It is common wisdom that "When you see $\pi$, there is a circle close at hand". For example:
The periods of sine and cosine equal $2\pi$? Properly constructed, the right triangles that define them trace out a circle.
$e^{i\pi} = -1$? An artifact of polar complex coordinates.
The factor of $4\pi$ in Coulomb's Law? The electric force is spherically symmetric.
This makes sense, as $\pi$ is the ratio between a circle's circumference and its diameter.
Similarly, the golden ratio $\phi = \frac{1+\sqrt{5}}{2}$ is the ratio between a regular pentagon's diagonal and its side, and the two do seem to go hand in hand:
The Penrose tiling, composed of golden ratio kites and darts, is pentagonally symmetric.
The icosahedron and dodecahedron have pentagons in their structure, either vertex figures or faces, and are riddled with $\phi$s.
To construct a golden rectangle, you need to construct an angle that is $\frac{1}{5}$ of a turn, which is also how you start the construction of a regular pentagon.
However, the golden ratio is also found in the Fibonacci sequence as the limit of the ratio between adjacent terms. And there are plenty of cases where $\phi$ pops up because of this: Whythoff's nim, Lucas sequences, coverings with mono- and dominoes.
So now the question is Where's the pentagon in the Fibonacci sequence? Or is it that there's a Fibonacci sequence in the pentagon?
It's been long enough, time to accept an answer. mr_e_man's 'proof without words' is exactly what I'm looking for, so he gets the tick. That said, everyone's answers here were useful, especially as they reminded me that the pentagon in the Fibonacci sequence would only be approximate. Pointing this out is why I'm adding this rather than just clicking the tickmark.
Best Answer
Promoting my comment and image explanation into an answer.
The Fibonacci numbers themselves don't readily appear in a pentagon/pentagram, but the golden ratio and the same recurrence relation do show up. As always, the starting point is the golden triangle — an isosceles triangle with respective angles $2\pi/5$, $2\pi/5$ and $\pi/5$:
We have two similar triangles here leading to the familiar equation. If the length of the blue line is $1$ unit and the length of the red line is $x$, then the big isosceles triangle shows that the black line segment has length $1+x$. But, the similarity of the two triangles yields $x^2$ for that length. Hence $$x^2=1+x,\tag{1}$$ from which we can solve $x=\phi=(1+\sqrt5)/2.$
We can always draw a pentagram inside a regular pentagon by including the diagonals. But, by extending the sides of the same pentagon until they meet, we get another pentagram. Joining its star points gives us a bigger pentagon, and we can keep going like in the following image:
Observe that we could equally well look at the smaller pentagon bordered by the diagonals of a bigger one, draw its diagonals to form a smaller pentagram et cetera.
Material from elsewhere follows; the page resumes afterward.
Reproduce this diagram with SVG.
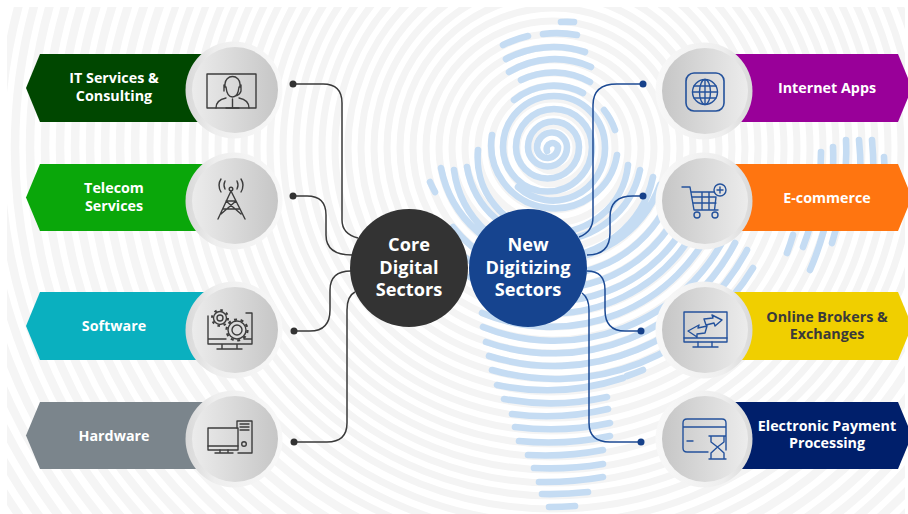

Anyway, it is easy to calculate the angles that appear in these recursive drawings, and see that they form a sequence of similar triangles. It follows that each pentagon (resp. pentagram) is a scaled up version of the preceding one by a factor of $\phi^2$. We also see that the lengths of consecutive segments forming the red zigzag are sides of isosceles triangles similar to the earlier one. Hence their lengths $\ell_0,\ell_1,\ldots$ all satisfy $\ell_{n+1}/\ell_n=\phi$, and thus satisfy the Fibonacci recurrence: $$\ell_n=\ell_{n-1}+\ell_{n-2}.$$
This is somewhat unsatisfactory because the Fibonacci numbers $F_n$ themselves don't show up — only the recurrence relation. We all know that, by Binet's formula, the numbers $F_n$ need a (small) correction term involving powers of the other root $-1/\phi$ of the equation $(1)$.
This discrepancy has been a source of recreational mathematics: Missing square puzzle, locally here and here. The idea is explained in the following image
On the left we have a square of side length $\phi^2$ subdivided into four polygons in such a way that the vertical as well as the horizontal sides have lengths $1,\phi$ or $\phi^2$. Those polygons can then be perfectly rearranged to form a rectangle of dimensions $\phi\times\phi^3$. All due to the identity $\phi^2=1+\phi$.
The missing square puzzles then emerge when we use consecutive Fibonacci numbers instead of consecutive powers of $\phi$ as lengths. Below see the version with respective side lengths $3,5,8$.
The four polygons in it would, again, form a nice $8\times8$ square, but narrowly fail to fill up a $13\times5$ rectangle. Just as well, given that $13\cdot5=8\cdot8+1$. Drawning it coarsely enough the puzzle designers can make that thin gap disappear! Using larger consecutive Fibonacci numbers makes the gap look thinner, but it always exists. All because we have the identity $$F_nF_{n+2}=F_{n+1}^2\pm1$$ with the sign alternating according to the parity of $n$ (and the indexing of the Fibonaccis).